As we Americans celebrate Independence Day, it is natural to think of our soldiers, both past and present. We honor and thank them for the sacrifices they have made to defend our country. We recognize that our freedoms came with a price --- the shedding of blood and oftentimes, death.
I remember one time shortly after Gerson and I moved from Bolivia to the United States. For some reason we were at the Indianapolis International Airport eating in the food court. I can't remember who we were dropping off or picking up, but I do remember that a whole group of soldiers had deplaned and were walking by the food court. We watched as men and women all over the food court stood to their feet and began applauding. I found myself standing to my feel with tears in my eyes, clapping as a way of saying "thank you" to those unknown soldiers walking by.

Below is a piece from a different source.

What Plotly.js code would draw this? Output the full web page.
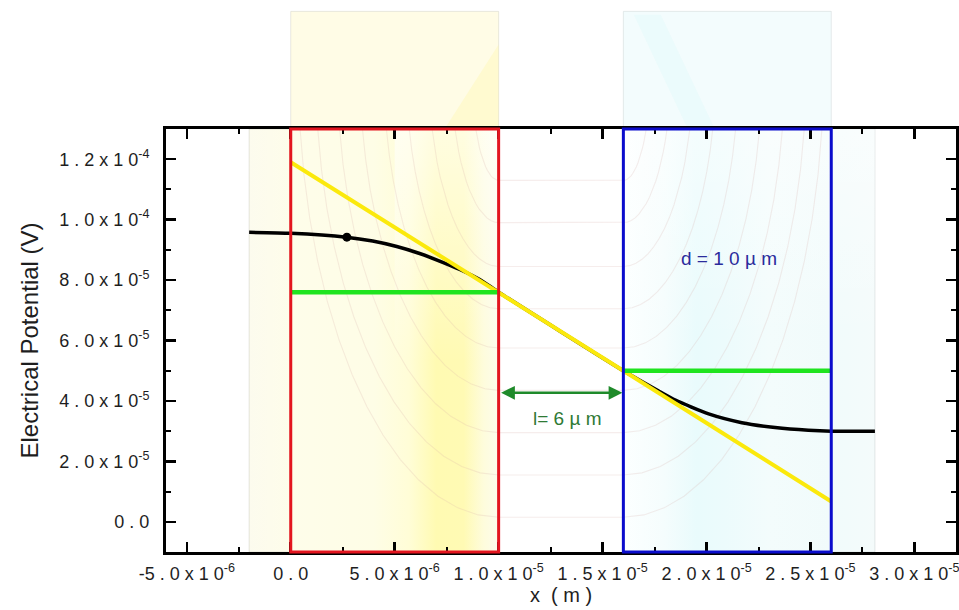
<!DOCTYPE html>
<html>
<head>
<meta charset="utf-8">
<script src="https://cdn.plot.ly/plotly-3.0.1.min.js"></script>
<style>
  html, body { margin: 0; padding: 0; background: #ffffff; }
  #chart { width: 959px; height: 610px; }
</style>
</head>
<body>
<div id="chart"></div>
<script>
// Electrical potential along x across two electrodes separated by a gap.
const potentialX = [-2.0e-6, 0, 2.68e-6, 3.94e-6, 5.1e-6, 6.2e-6, 7.16e-6, 8.13e-6, 9.09e-6, 1.0e-5,
                    1.6e-5, 1.77e-5, 1.85e-5, 2.01e-5, 2.17e-5, 2.33e-5, 2.49e-5, 2.6e-5, 2.81e-5];
const potentialY = [9.58e-5, 9.55e-5, 9.42e-5, 9.29e-5, 9.11e-5, 8.88e-5, 8.63e-5, 8.35e-5, 8.02e-5, 7.6e-5,
                    5.0e-5, 4.33e-5, 4.03e-5, 3.57e-5, 3.28e-5, 3.12e-5, 3.03e-5, 3.0e-5, 3.0e-5];
const probeX = [2.7e-6];
const probeY = [9.42e-5];

// Linear (uniform field) reference line
const linearX = [0, 1.0e-5, 1.6e-5, 2.6e-5];
const linearY = [1.19e-4, 7.6e-5, 5.0e-5, 6.7e-6];

// Mean potential over each electrode
const leftLevelX = [0, 1.0e-5];
const leftLevelY = [7.6e-5, 7.6e-5];
const rightLevelX = [1.6e-5, 2.6e-5];
const rightLevelY = [5.0e-5, 5.0e-5];

// Electrode extents (d = 10 um each, gap l = 6 um)
const leftElectrodeX = [0, 1.0e-5];
const rightElectrodeX = [1.6e-5, 2.6e-5];
const gapArrowY = 4.27e-5;

// Axis ticks
const xTickVals = [-5e-6, 0, 5e-6, 1e-5, 1.5e-5, 2e-5, 2.5e-5, 3e-5];
const xTickText = ['-5 . 0 x 1 0<sup>-6</sup>', '0 . 0', '5 . 0 x 1 0<sup>-6</sup>', '1 . 0 x 1 0<sup>-5</sup>',
                   '1 . 5 x 1 0<sup>-5</sup>', '2 . 0 x 1 0<sup>-5</sup>', '2 . 5 x 1 0<sup>-5</sup>', '3 . 0 x 1 0<sup>-5</sup>'];
const xMinorVals = [-2.5e-6, 2.5e-6, 7.5e-6, 1.25e-5, 1.75e-5, 2.25e-5, 2.75e-5];
const yTickVals = [0, 2e-5, 4e-5, 6e-5, 8e-5, 1.0e-4, 1.2e-4];
const yTickText = ['0 . 0', '2 . 0 x 1 0<sup>-5</sup>', '4 . 0 x 1 0<sup>-5</sup>', '6 . 0 x 1 0<sup>-5</sup>',
                   '8 . 0 x 1 0<sup>-5</sup>', '1 . 0 x 1 0<sup>-4</sup>', '1 . 2 x 1 0<sup>-4</sup>'];
const yMinorVals = [1e-5, 3e-5, 5e-5, 7e-5, 9e-5, 1.1e-4];

const xRange = [-6.0e-6, 3.2e-5];
const yRange = [-1.0e-5, 1.3e-4];

// Simulated field map behind the plot: equipotential levels across the gap
// and where each line leaves the top of the frame above the left electrode.
const fieldLevels = [0.15e-5, 1.55e-5, 2.95e-5, 4.35e-5, 5.75e-5, 7.05e-5, 8.45e-5, 9.9e-5, 1.13e-4];
const fieldTopX = [0.45e-6, 1.3e-6, 2.35e-6, 3.45e-6, 4.6e-6, 5.7e-6, 6.8e-6, 7.9e-6, 8.9e-6];
const leftZone = [-2.0e-6, 1.0e-5];
const rightZone = [1.6e-5, 2.81e-5];

const FONT = 'Liberation Sans, Arial, Helvetica, sans-serif';
const TEXT = '#1e1e1e';

function zone(x0, x1, y0, y1, type, scale, edge) {
  return {
    type: 'scatter', mode: 'lines',
    x: [x0, x1, x1, x0, x0], y: [y0, y0, y1, y1, y0],
    fill: 'toself',
    fillgradient: { type: type, colorscale: scale },
    line: { width: edge ? 1 : 0, color: edge || 'rgba(0,0,0,0)' },
    hoverinfo: 'skip', showlegend: false
  };
}

// Field lines: arc down over the left electrode, straight across the gap,
// and back up over the right electrode.
function fieldLines() {
  const xs = [], ys = [];
  const xl = leftElectrodeX[1], xr = rightElectrodeX[0];
  const yc = 1.5e-4, yTop = yRange[1];
  fieldLevels.forEach((lev, i) => {
    const b = yc - lev;
    const thTop = Math.acos((yc - yTop) / b);
    const a = (xl - fieldTopX[i]) / Math.sin(thTop);
    const n = 14;
    for (let k = n; k >= 0; k--) {
      const th = thTop * k / n;
      xs.push(xl - a * Math.sin(th)); ys.push(yc - b * Math.cos(th));
    }
    for (let k = 0; k <= n; k++) {
      const th = thTop * k / n;
      xs.push(xr + a * Math.sin(th)); ys.push(yc - b * Math.cos(th));
    }
    xs.push(null); ys.push(null);
  });
  return {
    type: 'scatter', mode: 'lines', x: xs, y: ys,
    line: { color: 'rgba(215,175,170,0.22)', width: 1.1 },
    hoverinfo: 'skip', showlegend: false
  };
}

const traces = [
  zone(leftZone[0], leftZone[1], yRange[0], yRange[1], 'horizontal', [
    [0, 'rgb(252,251,238)'], [0.166, 'rgb(254,253,234)'], [0.5, 'rgb(254,253,230)'],
    [0.64, 'rgb(255,253,215)'], [0.75, 'rgb(255,250,178)'], [0.86, 'rgb(255,250,180)'],
    [0.94, 'rgb(254,252,220)'], [1, 'rgb(252,252,236)']
  ], 'rgba(195,195,185,0.45)'),
  zone(5.0e-6, leftZone[1], yRange[0], yRange[1], 'vertical', [
    [0, 'rgba(255,255,255,0)'], [0.45, 'rgba(255,255,255,0)'], [1, 'rgba(255,255,255,0.6)']
  ]),
  zone(rightZone[0], rightZone[1], yRange[0], yRange[1], 'horizontal', [
    [0, 'rgb(252,255,255)'], [0.16, 'rgb(245,253,253)'], [0.29, 'rgb(233,251,252)'],
    [0.4, 'rgb(236,251,252)'], [0.58, 'rgb(243,252,252)'], [0.83, 'rgb(241,251,251)'],
    [1, 'rgb(244,251,251)']
  ], 'rgba(195,205,205,0.45)'),
  zone(rightZone[0], rightZone[1], yRange[0], yRange[1], 'vertical', [
    [0, 'rgba(255,255,255,0)'], [0.5, 'rgba(255,255,255,0)'], [1, 'rgba(255,255,255,0.5)']
  ]),
  fieldLines(),
  {
    type: 'scatter', mode: 'lines', x: potentialX, y: potentialY,
    line: { color: '#000000', width: 3.5, shape: 'spline', smoothing: 0.6 },
    hoverinfo: 'skip', showlegend: false
  },
  {
    type: 'scatter', mode: 'lines', x: linearX, y: linearY,
    line: { color: '#fbe90c', width: 4 }, hoverinfo: 'skip', showlegend: false
  },
  {
    type: 'scatter', mode: 'lines', x: leftLevelX, y: leftLevelY,
    line: { color: '#1fe41f', width: 4.5 }, hoverinfo: 'skip', showlegend: false
  },
  {
    type: 'scatter', mode: 'lines', x: rightLevelX, y: rightLevelY,
    line: { color: '#1fe41f', width: 4.5 }, hoverinfo: 'skip', showlegend: false
  },
  {
    type: 'scatter', mode: 'markers', x: probeX, y: probeY,
    marker: { color: '#000000', size: 9 }, hoverinfo: 'skip', showlegend: false
  }
];

const axisCommon = {
  showgrid: false, zeroline: false,
  showline: true, linecolor: '#000000', linewidth: 3, mirror: 'allticks',
  ticks: 'inside', ticklen: 10, tickwidth: 2.5, tickcolor: '#000000',
  tickmode: 'array',
  tickfont: { family: FONT, size: 18, color: TEXT },
  ticklabeloverflow: 'allow',
  automargin: false
};

const layout = {
  width: 959, height: 610,
  margin: { l: 166, r: 3, t: 129, b: 58 },
  paper_bgcolor: '#ffffff', plot_bgcolor: '#ffffff',
  showlegend: false,
  xaxis: Object.assign({}, axisCommon, {
    range: xRange, tickvals: xTickVals, ticktext: xTickText,
    minor: { tickmode: 'array', tickvals: xMinorVals, ticks: 'inside', ticklen: 5, tickwidth: 2, tickcolor: '#000000' },
    ticklabelstandoff: 3,
    title: { text: 'x  ( m )', font: { family: FONT, size: 20, color: TEXT }, standoff: 6 }
  }),
  yaxis: Object.assign({}, axisCommon, {
    range: yRange, tickvals: yTickVals, ticktext: yTickText,
    minor: { tickmode: 'array', tickvals: yMinorVals, ticks: 'inside', ticklen: 5, tickwidth: 2, tickcolor: '#000000' },
    ticklabelstandoff: 10,
    title: { text: 'Electrical Potential (V)', font: { family: FONT, size: 24, color: TEXT }, standoff: 14 }
  }),
  shapes: [
    // field map panels above the frame
    { type: 'rect', xref: 'x', yref: 'paper', layer: 'below',
      x0: leftElectrodeX[0], x1: leftElectrodeX[1], y0: 1.0, y1: 1.278,
      fillcolor: 'rgb(255,252,230)', line: { color: 'rgba(200,200,190,0.4)', width: 1 } },
    { type: 'path', xref: 'x', yref: 'paper', layer: 'below',
      path: 'M 7.4e-6,1.0 L 1.0e-5,1.0 L 1.0e-5,1.2 Z',
      fillcolor: 'rgba(255,246,150,0.28)', line: { width: 0 } },
    { type: 'rect', xref: 'x', yref: 'paper', layer: 'below',
      x0: rightElectrodeX[0], x1: rightElectrodeX[1], y0: 1.0, y1: 1.278,
      fillcolor: 'rgb(243,252,253)', line: { color: 'rgba(195,205,205,0.4)', width: 1 } },
    { type: 'path', xref: 'x', yref: 'paper', layer: 'below',
      path: 'M 16.5e-6,1.27 L 17.8e-6,1.27 L 20.4e-6,1.0 L 19.1e-6,1.0 Z',
      fillcolor: 'rgba(220,248,250,0.35)', line: { width: 0 } },
    // electrodes
    { type: 'rect', xref: 'x', yref: 'paper', layer: 'above',
      x0: leftElectrodeX[0], x1: leftElectrodeX[1], y0: 0, y1: 1,
      line: { color: '#e3151f', width: 3 }, fillcolor: 'rgba(0,0,0,0)' },
    { type: 'rect', xref: 'x', yref: 'paper', layer: 'above',
      x0: rightElectrodeX[0], x1: rightElectrodeX[1], y0: 0, y1: 1,
      line: { color: '#0a0ccc', width: 3 }, fillcolor: 'rgba(0,0,0,0)' }
  ],
  annotations: [
    { x: rightElectrodeX[0], y: gapArrowY, ax: leftElectrodeX[1], ay: gapArrowY,
      xref: 'x', yref: 'y', axref: 'x', ayref: 'y', text: '',
      showarrow: true, arrowside: 'end+start', arrowhead: 2, startarrowhead: 2,
      arrowsize: 1.1, startarrowsize: 1.1, arrowwidth: 2.5, arrowcolor: '#1f8a2a',
      standoff: 1, startstandoff: 1 },
    { x: 1.33e-5, y: 3.43e-5, xref: 'x', yref: 'y', showarrow: false,
      text: 'l= 6 µ m', font: { family: FONT, size: 19, color: '#2f7a35' } },
    { x: 2.11e-5, y: 8.73e-5, xref: 'x', yref: 'y', showarrow: false,
      text: 'd = 1 0 µ m', font: { family: FONT, size: 19, color: '#2b2b9c' } }
  ]
};

Plotly.newPlot('chart', traces, layout, { displayModeBar: false, staticPlot: true });
</script>
</body>
</html>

The other thing I remember quite clearly was how surprised Gerson was by the gesture of us strangers, in complete unity, standing and applauding those soldiers. He looked around incredulously, amazed by the support and genuine honor we were giving to a group of people we had never met, but obviously cherished. He asked me about it, and I was proud to tell him, "We Americans love our soldiers. We are patriotic and are thankful for our freedoms, but recognize they came with a price."
As I reflect on our freedoms as American citizens, my mind goes to another type of freedom --- spiritual freedom. Just as many countries have never expierenced the liberties we enjoy here in the United States, many people have never lived with spiritual freedom. Spiritual freedom also comes with a price ---- the ultimate sacrifice of the shed blood and death of a blameless man named Jesus.
Not only do I live in this free nation, but I also have been liberated from my sin. Yet, how often to I honor Jesus? Do I honor him in my daily life as quickly as I stood and honored those soldiers walking through the airport? Do I stand and praise Him in public when I'm surrounded by strangers? Am I quick to get teary-eyed when I think of His sacrifice for me? Do I find ways to thank Him for dying so I can be free?
On this July 4th, I do honor the soldiers who serve this country. In fact, my brother is one of them, and I am super proud of him. But, more importantly, I want to recognize and honor the One gave me REAL freedom. Spiritual freedom is not based upon race, citizenship, or type of government. Rather, Jesus brings true freedom to the incarcerated, the beaten, the down-trodden, the forgotten, the mistreated, the lords, the ladies, the lovely, and the unlovely.
As we serve the Lord here in McAllen, we desire to share what true freedom really means. May
we honor Jesus every day of our lives. May we live in real freedom with gratitude, never forgetting the blood that was spilt so we could be free. And may we never grow weary of sharing the Good News that all men can be free, indeed!